I have just been given an object lesson in humility. I am numb.

They say when the student is ready, the master will appear. Most professional writers would consider themselves lucky if a master appeared once in their lifetime. That two of them should conspire one afternoon, to teach a struggling lightweight like myself an unforgettable lesson, leaves me in shock.

The rest of the afternoon speeds by in a haze. I reel through the town like a punch-drunk fighter. The gossip’s market, market cross and the whipping post hardly make an impression. Bridge Street, High Street and Chapel Street, beautiful as they are, don’t strike a chord. Judith Shakespeare’s house and Harvard House, once the home of Harvard University’s founder, fail to excite more than a passing glance. Even New Place, the site of the house where Shakespeare died in 1616, doesn’t hold my interest for more than a moment. Finally, my restless feet find what they were searching for—the river.

Avon is an old Celtic word for river, so Stratford-upon-Avon means the road crossing the river. As we sit by the quietly flowing water with just the swans and ducks for company, I am struck by the sheer natural beauty of the scene. This is the place that Shakespeare called home. And this was the nature he loved.

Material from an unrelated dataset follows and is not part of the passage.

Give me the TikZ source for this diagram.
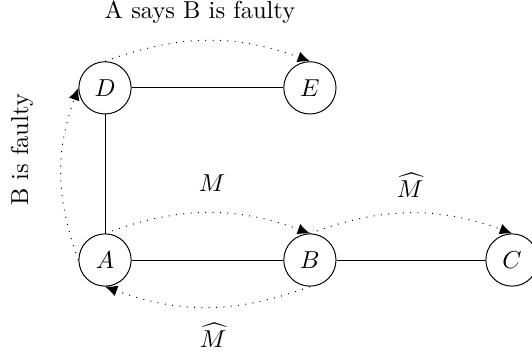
\documentclass[tikz,border=0pt]{standalone}
\usetikzlibrary{arrows.meta}

\begin{document}
\begin{tikzpicture}[proc/.style={draw,circle,minimum size=0.75cm,inner sep=0pt},
  msg/.style={dash pattern=on 0.4pt off 2.6pt,-{Latex[length=5pt,width=4.5pt]},bend left=20}]
\useasboundingbox (-1.507,-1.349) rectangle (6.127,3.731);
\node[proc] (A) at (0,0) {$A$}; \node[proc] (B) at (2.94,0) {$B$}; \node[proc] (C) at (5.84,0) {$C$};
\node[proc] (D) at (0,2.47) {$D$}; \node[proc] (E) at (2.94,2.47) {$E$};
\draw (A)--(B)--(C); \draw (A)--(D)--(E);
\draw[msg] (A.north) to (B.north);
\draw[msg] (B.north) to (C.north);
\draw[msg] (B.south) to (A.south);
\draw[msg] (A.west) to (D.west);
\draw[msg] (D.north) to (E.north);
\node (m1) at (1.535,1.105) {$M$};
\node (m2) at (4.377,1.076) {$\widehat{M}$};
\node (m3) at (1.55,-1.076) {$\widehat{M}$};
\node (says) at (1.363,3.56) {A says B is faulty};
\node[rotate=90] (faulty) at (-1.19,1.58) {B is faulty};
\end{tikzpicture}
\end{document}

There is ample evidence that he drew inspiration from nature in all her moods. While plot and character are central to his plays, their setting and season, described in loving detail, make them spectacular.

“There is a willow grows, aslant the brook,

That shows his hour leaves in the glassy stream;

There with fantastic garlands did she come,

Of cornflowers, nettles, daises and long-purples,

That liberal shepherd give a grosser name.”

Hamlet, Act.IV, Scene VII


“The ousel-cock, so black of hue

With orange, tawny bill,

The throstle with his his note so true,

The wren with little quill

The finch, the sparrow, and the lark

The plain song cuckoo grey;

Whose note full many a man doth mark

And dares not answer, nay”

Midsummer Night’s Dream Act. III, Scene 1.


“I know a bank where the wild thyme blows,

Where oxslips and the nodding violet grows:

Quite over-canopied with luscious woodbine

With sweet musk-roses, and with eglantine”

A Midsummer Night’s Dream Act. II, Scene I.

After all these centuries, the lilt, cadence and vivid imagery remain fresh. As does the scenic beauty of Avon and its environs. For all the changes wrought in the world outside, this place is still virginal. The source of Shakespeare’s inspiration is intact. I cannot help but compare it to another riverside scene halfway across the globe, in Agra, India. The Taj Mahal and the River Yamuna. In one corner of the world, beauty is celebrated by preservation. In another, beauty is desecrated by squalor.

Leaden-footed we walk down the river to Holy Trinity Church, the last earthly resting place of William Shakespeare. A stone slab next to his grave displays his epitaph, or is it a warning from beyond the veil?

“Good friend for Jesus sake forbeare

To digg the dust encloased heare

Bleste be ye man that spares these stones

And curst be he that moves my bones”

It’s almost time to leave. A hot cuppa would go down nicely, we decide. We sink thankfully into comfortable chairs when a rather substantial matron rings a bell vigorously. “Last of the day’s Cornish pasties, one pound each” she advertises.

Some things are just the same, in any part of the world.